Progressives in the US support secular political movements, so they 
don't support the people who are actually carrying out the resistance 
in these countries which the US and "Israel" are busy devastating. 
Support for resistance by oppressed people should be given without 
qualification.

* The criminal has accused his victim of the crime. The real hate 
groups are those  who support genocide in Palestine. The Boston 
Jewish Labor Committee's accusation that the conference organizers 
are a "hate group" comes right out of the manual of the 
Anti-Defamation League which has gone to great pains to define 
political speech and action as good or bad in terms favorable to the 
zionist project. The ADL is a "progressive" organization -- it seems 
to be for the right thing, except when it comes to criticism of 
"Israel." Criticism of "Israel" is anti-Semitism -- that's hate 
speech, that's against the law. The ADL was part of a recent attack 
on a mosque being built in Boston. It was exposed for lobbying 
Congress against a bill that condemns the Armenian genocide. During 
the late '70's and early '80's, it spied on organizations in the U.S. 
that supported the struggle against white supremacist apartheid in 
South Africa. This do-good "no place for hate" organization is 
actually a front group for a racist foreign power.

The limits of political speech on the left  are now being defined by 
the very organizations who say they're working for the good. There is 
no open debate. The idea is to simply prevent political speech. Why 
is support for a nasty racist state in occupied Palestine driving so 
much of US and international politics? And the question goes beyond 
Palestine, since these same organizations have the power to set 
limits on the discussion of "social justice" and racism here inside 
the US. This includes a history of  demonizing black nationalists 
like Malcolm X, Stokely Carmichael, and the Black Panthers as 
"anti-Semites." In many cases people's careers have been ruined and 
their reputations smeared by forces who never came out in the open. 
Joseph Massad, Tony Martin, Ward Churchill, and most recently 
Catherine Wilkerson, are examples.
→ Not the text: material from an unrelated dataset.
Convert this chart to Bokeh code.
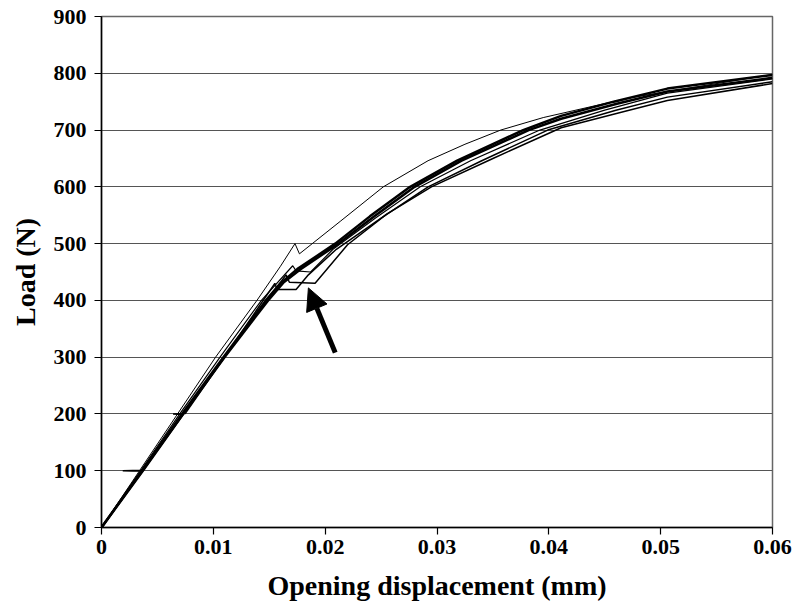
from bokeh.plotting import figure
from bokeh.models import FixedTicker, Arrow, NormalHead
from bokeh.embed import file_html
from bokeh.resources import INLINE

# ---- data ----
x_ticks = [0, 0.01, 0.02, 0.03, 0.04, 0.05, 0.06]
x_tick_labels = ["0", "0.01", "0.02", "0.03", "0.04", "0.05", "0.06"]
y_ticks = [0, 100, 200, 300, 400, 500, 600, 700, 800, 900]

# upper thin specimen (peak ~500 N)
a_x = [0, 0.0034, 0.0068, 0.0102, 0.0139, 0.0160, 0.0173, 0.0177, 0.0214, 0.0252, 0.0292, 0.0325, 0.0357, 0.0395, 0.0473, 0.0600]
a_y = [0, 100, 200, 300, 400, 460, 500, 482, 540, 600, 646, 675, 700, 722, 757, 798]

# thick band specimens
b1_x = [0, 0.0036, 0.0072, 0.0109, 0.0147, 0.0160, 0.0175, 0.0209, 0.0240, 0.0276, 0.0318, 0.0377, 0.0411, 0.0458, 0.0506, 0.0600]
b1_y = [0, 100, 200, 300, 400, 430, 455, 500, 548, 600, 646, 700, 725, 750, 773, 797]
b2_x = [0, 0.0037, 0.0073, 0.0110, 0.0149, 0.0163, 0.0178, 0.0212, 0.0244, 0.0280, 0.0322, 0.0382, 0.0411, 0.0460, 0.0506, 0.0600]
b2_y = [0, 100, 200, 300, 400, 432, 455, 500, 548, 600, 646, 700, 720, 746, 768, 792]

# specimen with drop at ~461 N
c_x = [0, 0.0035, 0.0070, 0.0106, 0.0143, 0.0171, 0.0174, 0.0187, 0.0207, 0.0245, 0.0285, 0.0330, 0.0392, 0.0450, 0.0506, 0.0600]
c_y = [0, 100, 200, 300, 400, 461, 452, 450, 490, 545, 600, 646, 700, 735, 765, 790]

# specimen with slips at 100 N and 200 N and plateau at ~419 N
d_x = [0, 0.0036, 0.0019, 0.0037, 0.0073, 0.0064, 0.0075, 0.0110, 0.0155, 0.0157, 0.0174, 0.0185, 0.0210, 0.0250, 0.0292, 0.0340, 0.0399, 0.0460, 0.0506, 0.0600]
d_y = [0, 99, 100, 101, 199, 200, 201, 300, 430, 419, 419, 445, 490, 545, 600, 646, 700, 735, 758, 785]

# lowest specimen (plateau at ~430 N)
e_x = [0, 0.0037, 0.0073, 0.0110, 0.0148, 0.0165, 0.0168, 0.0191, 0.0220, 0.0255, 0.0295, 0.0350, 0.0411, 0.0470, 0.0506, 0.0600]
e_y = [0, 100, 200, 300, 400, 445, 432, 430, 498, 552, 600, 650, 704, 734, 752, 782]

arrow_start = (0.0209, 308)
arrow_end = (0.0185, 422)

FONT = "Liberation Serif"

p = figure(width=795, height=606, output_backend="svg", toolbar_location=None,
           x_range=(0, 0.06), y_range=(0, 900),
           min_border_left=101, min_border_right=23, min_border_top=16, min_border_bottom=79)

p.background_fill_color = "white"
p.border_fill_color = "white"
p.outline_line_color = "#666666"
p.outline_line_width = 1.5

for xs, ys, w in [(a_x, a_y, 1), (b1_x, b1_y, 2.5), (b2_x, b2_y, 2.5),
                  (c_x, c_y, 1.2), (d_x, d_y, 1.5), (e_x, e_y, 1.5)]:
    p.line(xs, ys, line_color="black", line_width=w)

p.add_layout(Arrow(end=NormalHead(size=22, fill_color="black", line_color="black"),
                   x_start=arrow_start[0], y_start=arrow_start[1],
                   x_end=arrow_end[0], y_end=arrow_end[1],
                   line_width=5, line_color="black"))

# axes
p.xaxis.ticker = FixedTicker(ticks=x_ticks)
p.xaxis.major_label_overrides = {t: l for t, l in zip(x_ticks, x_tick_labels)}
p.yaxis.ticker = FixedTicker(ticks=y_ticks)
p.xaxis.minor_tick_line_color = None
p.yaxis.minor_tick_line_color = None
for ax in (p.xaxis[0], p.yaxis[0]):
    ax.axis_line_color = "black"
    ax.axis_line_width = 1.5
    ax.major_tick_line_color = "black"
    ax.major_tick_line_width = 1.2
    ax.major_tick_out = 7
    ax.major_tick_in = 0
    ax.major_label_text_font = FONT
    ax.major_label_text_font_style = "bold"
    ax.major_label_text_font_size = "22px"
    ax.major_label_text_color = "black"
    ax.axis_label_text_font = FONT
    ax.axis_label_text_font_style = "bold"
    ax.axis_label_text_font_size = "28px"
    ax.axis_label_text_color = "black"

p.xaxis.axis_label = "Opening displacement (mm)"
p.yaxis.axis_label = "Load (N)"
p.xaxis.major_label_standoff = 5
p.yaxis.major_label_standoff = 8
p.xaxis.axis_label_standoff = 13
p.yaxis.axis_label_standoff = 10

p.xgrid.grid_line_color = None
p.ygrid.ticker = FixedTicker(ticks=y_ticks)
p.ygrid.grid_line_color = "#555555"
p.ygrid.grid_line_width = 1.2

open("out.html", "w").write(file_html(p, INLINE))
Ward Churchill will be among the 
speakers at the conference.

The New England Committee to Defend Palestine assures all those who 
have been invited to and registered for the April 12 and 13 
conference that we have secured another venue and will be announcing 
it soon. We couldn't have provided a better example of zionist 
interference in anti-imperialist activism than the one that just 
happened here. We have great speakers coming from many different 
movements. We hope that supporters of the struggle in Palestine, and 
all those who recognize the need to build a truly independent 
opposition to oppression inside the US, will join us for this event.